State Income Tax Collections Rise 11.5%

Income tax collections January to April in states that impose broad-based personal income taxes were up 11.5% from the same period in 2014.

States found this to be a welcome shift after unexpected downturns in 2014 collections from 2013, according to a Nelson A. Rockefeller Institute of Government report.

The report, "Windfall 'April Surprises'", looked at tax collections in 38 of the 41 states that have broad-based personal income taxes. Data was unavailable from Hawaii, Louisiana, and New Mexico.

"The pleasant surprise was driven mostly by volatile nonwage income and should not be treated as recurring," said report co-authors Lucy Dadayan and Donald Boyd. "It is, nonetheless, good news for state budgets."

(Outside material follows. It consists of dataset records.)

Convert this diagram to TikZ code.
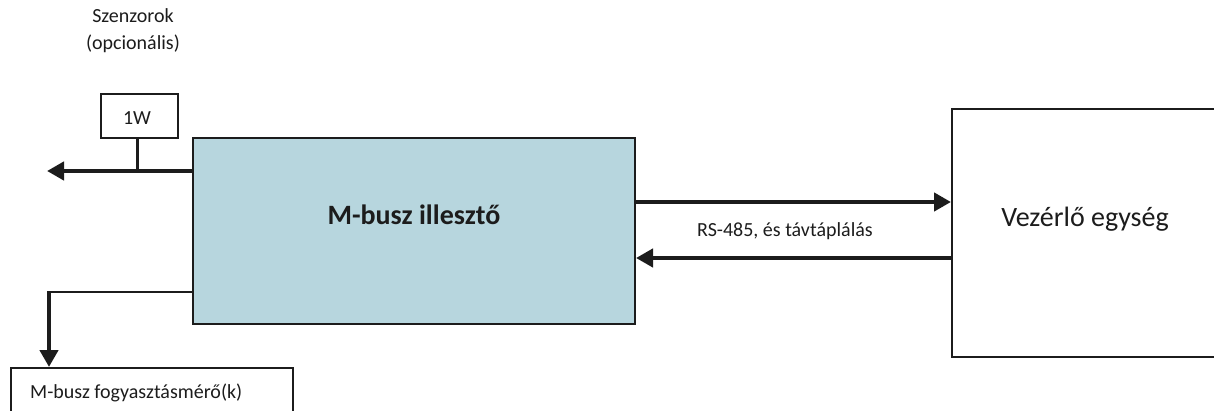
\documentclass[tikz,border=0pt]{standalone}
\usepackage{fontspec}
\setmainfont{Carlito}
\usetikzlibrary{arrows.meta}
\definecolor{boxblue}{RGB}{183,214,222}
\definecolor{ink}{RGB}{28,28,28}
\begin{document}
\begin{tikzpicture}[x=1pt,y=-1pt,
  frame/.style={draw=ink, line width=2pt, inner sep=0pt},
  thinlink/.style={draw=ink, line width=2.5pt},
  bus/.style={draw=ink, line width=4.5pt, -{Triangle[length=17pt,width=18pt]}},
  lbl/.style={font=\fontsize{20}{24}\selectfont, text=ink, inner sep=0pt},
  big/.style={font=\fontsize{28}{34}\selectfont, text=ink, inner sep=0pt}]
\useasboundingbox (0,0) rectangle (1214,411);

% boxes
\node[frame, fill=boxblue, anchor=north west, minimum width=442pt, minimum height=185pt] (adapter) at (192,137.5) {};
\node[frame, anchor=north west, minimum width=263pt, minimum height=248pt] (ctrl) at (951,108) {};
\node[frame, anchor=north west, minimum width=282pt, minimum height=60pt] (meter) at (10,367) {};
\node[frame, anchor=north west, minimum width=77pt, minimum height=44pt] (sensor) at (100,93) {};

% texts
\node[big, font=\fontsize{28}{34}\selectfont\bfseries, anchor=base] (adaptertext) at (414,225) {M-busz illesztő};
\node[big, anchor=base] (ctrltext) at (1085,227) {Vezérlő egység};
\node[lbl, anchor=base west] (metertext) at (30,398) {M-busz fogyasztásmérő(k)};
\node[lbl, anchor=base] (sensortext) at (137,125) {1W};
\node[lbl, anchor=base] (senshead) at (133,23) {Szenzorok};
\node[lbl, anchor=base] (senshead2) at (133,50) {(opcionális)};
\node[lbl, anchor=base] (linklabel) at (785,237) {RS-485, és távtáplálás};

% connector points
\coordinate (westend) at (47,171);
\coordinate (meterdrop) at (49,292);
\coordinate (upper) at (0,202);
\coordinate (lower) at (0,258);

% sensor bus to the left
\draw[bus] (adapter.north west |- westend) -- (westend);
\draw[thinlink] ([xshift=-2pt]sensor.south) -- ([xshift=-2pt]sensor.south |- westend);

% meter branch
\draw[thinlink] (adapter.north west |- meterdrop) -- ([xshift=-2.25pt]meterdrop);
\draw[bus] ([yshift=-1.25pt]meterdrop) -- (meterdrop |- meter.north);

% link to the controller
\draw[bus] (adapter.east |- upper) -- (ctrl.west |- upper);
\draw[bus] (ctrl.west |- lower) -- (adapter.east |- lower);
\end{tikzpicture}
\end{document}
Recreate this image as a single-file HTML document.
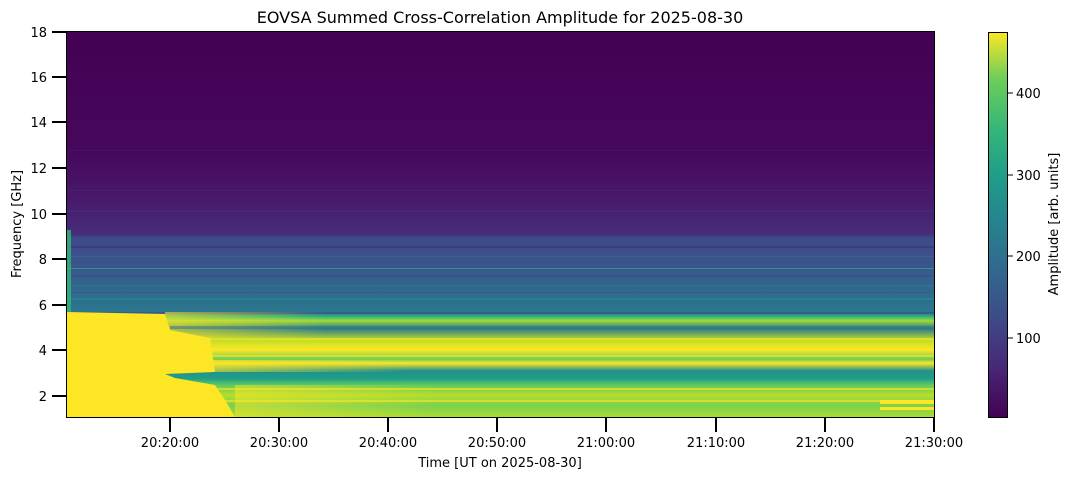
<!DOCTYPE html>
<html><head><style>
body{margin:0;background:#fff;}
svg text{font-family:"DejaVu Sans","Liberation Sans",sans-serif;fill:#000;}
</style></head><body>
<svg width="1073" height="479" viewBox="0 0 1073 479" xmlns="http://www.w3.org/2000/svg">
<defs>
<linearGradient id="bg" x1="0" y1="0" x2="0" y2="1">
<stop offset="0" stop-color="#440154"/>
<stop offset="0.31" stop-color="#46085c"/>
<stop offset="0.44" stop-color="#481a6c"/>
<stop offset="0.525" stop-color="#472d7b"/>
<stop offset="0.535" stop-color="#3e4a89"/>
<stop offset="0.59" stop-color="#3b528b"/>
<stop offset="0.65" stop-color="#33638d"/>
<stop offset="0.70" stop-color="#2d708e"/>
<stop offset="0.73" stop-color="#2a788e"/>
<stop offset="0.74" stop-color="#35b779"/>
<stop offset="0.75" stop-color="#a0da39"/>
<stop offset="0.77" stop-color="#2a788e"/>
<stop offset="0.80" stop-color="#bddf26"/>
<stop offset="0.825" stop-color="#fde725"/>
<stop offset="0.85" stop-color="#6ece58"/>
<stop offset="0.86" stop-color="#fde725"/>
<stop offset="0.88" stop-color="#21918c"/>
<stop offset="0.90" stop-color="#1f9e89"/>
<stop offset="0.917" stop-color="#5ec962"/>
<stop offset="0.943" stop-color="#b5de2b"/>
<stop offset="0.97" stop-color="#7ad151"/>
<stop offset="1" stop-color="#a8db34"/>
</linearGradient>
<linearGradient id="vir" x1="0" y1="1" x2="0" y2="0">
<stop offset="0" stop-color="#440154"/>
<stop offset="0.13" stop-color="#482878"/>
<stop offset="0.25" stop-color="#3e4989"/>
<stop offset="0.38" stop-color="#31688e"/>
<stop offset="0.5" stop-color="#26828e"/>
<stop offset="0.63" stop-color="#1f9e89"/>
<stop offset="0.75" stop-color="#35b779"/>
<stop offset="0.88" stop-color="#6ece58"/>
<stop offset="1" stop-color="#fde725"/>
</linearGradient>
<linearGradient id="fade" x1="0" y1="0" x2="1" y2="0">
<stop offset="0" stop-color="#fde725" stop-opacity="1"/>
<stop offset="1" stop-color="#fde725" stop-opacity="0"/>
</linearGradient>
<clipPath id="pc"><rect x="67" y="32" width="867" height="385"/></clipPath>
</defs>
<g clip-path="url(#pc)">
<rect x="67" y="32" width="867" height="385" fill="url(#bg)"/>
<g opacity="0.6">
<rect x="67" y="150" width="867" height="1" fill="#481a6c"/>
<rect x="67" y="190" width="867" height="1" fill="#482475"/>
<rect x="67" y="210" width="867" height="2" fill="#472d7b"/>
<rect x="67" y="246" width="867" height="2" fill="#472d7b"/>
<rect x="67" y="256" width="867" height="1" fill="#2c728e"/>
<rect x="67" y="262" width="867" height="2" fill="#3b528b"/>
<rect x="67" y="268" width="867" height="1" fill="#35b779"/>
<rect x="67" y="275" width="867" height="2" fill="#3e4a89"/>
<rect x="67" y="285" width="867" height="2" fill="#2a788e"/>
<rect x="67" y="292" width="867" height="1" fill="#3b528b"/>
<rect x="67" y="298" width="867" height="2" fill="#21918c"/>
<rect x="67" y="312" width="867" height="2" fill="#3e4a89"/>
<rect x="67" y="338" width="867" height="2" fill="#fde725"/>
<rect x="67" y="355" width="867" height="2" fill="#fde725"/>
<rect x="67" y="388" width="867" height="2" fill="#fde725"/>
<rect x="67" y="400" width="867" height="2" fill="#fde725"/>
</g>
<polygon points="67,312 165,314 170,330 210,338 215,372 165,374 175,378 215,385 225,400 235,417 67,417" fill="#fde725"/>
<rect x="165" y="312" width="160" height="26" fill="url(#fade)" opacity="0.6"/>
<rect x="210" y="360" width="200" height="12" fill="url(#fade)" opacity="0.6"/>
<rect x="235" y="385" width="200" height="32" fill="url(#fade)" opacity="0.5"/>
<rect x="67" y="230" width="4" height="82" fill="#35b779" opacity="0.8"/>
<rect x="170" y="326" width="764" height="3" fill="#2a788e" opacity="0.5"/>
<rect x="880" y="400" width="54" height="4" fill="#fde725"/>
<rect x="880" y="407" width="54" height="3" fill="#fde725"/>
</g>
<rect x="66.5" y="31.5" width="868" height="386" fill="none" stroke="#000" stroke-width="1"/>
<g stroke="#000" stroke-width="2">
<line x1="52" y1="32" x2="66" y2="32"/><line x1="52" y1="77" x2="66" y2="77"/>
<line x1="52" y1="122" x2="66" y2="122"/><line x1="52" y1="168" x2="66" y2="168"/>
<line x1="52" y1="214" x2="66" y2="214"/><line x1="52" y1="259" x2="66" y2="259"/>
<line x1="52" y1="305" x2="66" y2="305"/><line x1="52" y1="350" x2="66" y2="350"/>
<line x1="52" y1="396" x2="66" y2="396"/>
<line x1="170" y1="418" x2="170" y2="432"/><line x1="279" y1="418" x2="279" y2="432"/>
<line x1="388" y1="418" x2="388" y2="432"/><line x1="497" y1="418" x2="497" y2="432"/>
<line x1="606" y1="418" x2="606" y2="432"/><line x1="716" y1="418" x2="716" y2="432"/>
<line x1="825" y1="418" x2="825" y2="432"/><line x1="934" y1="418" x2="934" y2="432"/>
</g>
<g font-size="13" text-anchor="end">
<text x="47" y="37">18</text><text x="47" y="82">16</text><text x="47" y="127">14</text>
<text x="47" y="173">12</text><text x="47" y="219">10</text><text x="47" y="264">8</text>
<text x="47" y="310">6</text><text x="47" y="355">4</text><text x="47" y="401">2</text>
</g>
<g font-size="13" text-anchor="middle">
<text x="170" y="447">20:20:00</text><text x="279" y="447">20:30:00</text>
<text x="388" y="447">20:40:00</text><text x="497" y="447">20:50:00</text>
<text x="606" y="447">21:00:00</text><text x="716" y="447">21:10:00</text>
<text x="825" y="447">21:20:00</text><text x="934" y="447">21:30:00</text>
<text x="500" y="467">Time [UT on 2025-08-30]</text>
</g>
<text x="500" y="23" font-size="16" text-anchor="middle">EOVSA Summed Cross-Correlation Amplitude for 2025-08-30</text>
<text transform="translate(21,224) rotate(-90)" font-size="13" text-anchor="middle">Frequency [GHz]</text>
<rect x="988" y="32" width="19" height="385" fill="url(#vir)"/>
<rect x="988.5" y="32.5" width="19" height="385" fill="none" stroke="#000" stroke-width="1"/>
<g stroke="#000" stroke-width="1">
<line x1="1008" y1="93" x2="1013" y2="93"/><line x1="1008" y1="175" x2="1013" y2="175"/>
<line x1="1008" y1="256" x2="1013" y2="256"/><line x1="1008" y1="338" x2="1013" y2="338"/>
</g>
<g font-size="13">
<text x="1016" y="98">400</text><text x="1016" y="180">300</text>
<text x="1016" y="261">200</text><text x="1016" y="343">100</text>
</g>
<text transform="translate(1058,224) rotate(-90)" font-size="13" text-anchor="middle">Amplitude [arb. units]</text>
</svg>
</body></html>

The growth mainly came from nonwage income such as capital gains and other investment income, the authors reported. Withholding tax income growth in January to April was "rather weak" at 3.1% compared to a year earlier, the institute reported.

Of the 38 states with reported data, 36 had income tax growth in the period and 25 had double-digit percentage growth. Only Illinois and Kansas saw declines.

In April 2014 many states saw unexpected substantial declines in tax collections compared to a year earlier. The declines stemmed from wealthy people responding to federal tax changes by shifting their income into 2013 and out of 2014.